Don’t Feed The Trolls: A Lesson On Engaging With Online Menaces

You don’t have to give digital negativity your attention.

As of today, the debate on “Karen” (which is essentially calling a white feminist “Karen,” regardless of her actual name) is still happening. White women reject the name and liken it to the n-word, while Black people know that Karen is far from a slur and that the two are incomparable. “Karen” is a rather mild call out of those who fail to consider some of the social and economic privileges that can come with being a white woman.

But the “Karen” conversation has gotten to the point where people are acting as if they’re invested in the dialogue, but instead are just posting their hot takes. The problem arises when Black people unknowingly engage with these internet users, called trolls, and get worked up over a post from an anonymous social media account.

On April 19, a Twitter account under the name @EmillySwaven wrote “Yes. The K-word is stronger than the n-word, at least currently. Misogyny and patriarchy has been around longer than slavery. Just don’t use either, ok?” The tweet also had a note to millennials that included the line, “Calling a woman “Karen” is an attempt to get rid of women’s right to stand up for themselves. The major issue with this isn’t the ignorance of the tweet — it’s the account itself.

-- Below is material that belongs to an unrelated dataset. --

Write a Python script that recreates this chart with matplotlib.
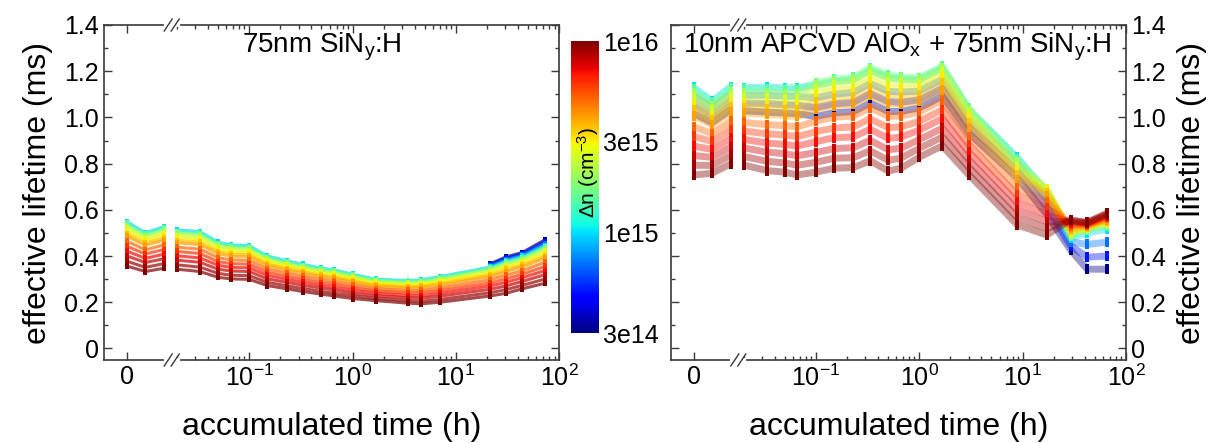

The Twitter account of “Emilly Swaven” was created in April 2020, and there are no other tweets beyond the one that was just shared. The bio reads “Actuvist,” and the misspelling is likely purposeful, as it seems its only point is to further irritate Black people. This is typical of trolls, or people who traverse the internet with the intention to incense others. Of course, there are less malicious trolls, who are aware of both themselves and meme culture, and share funny comments, but the “Karen” trolls are nothing of the sort. They understand the value of collective Black outrage and appreciate the attention — even if they have to receive from a secret account.

Speaking out against racism is an aspect of online activism. But when the racist you’re dealing with is operating anonymously, doesn’t care about being educated and only exists to agitate, then it may not be worth it.

Owning a troll might feel like a slam dunk, and it may help rack up online engagement. But to a troll, it’s fuel to keep making a mockery of Black rage.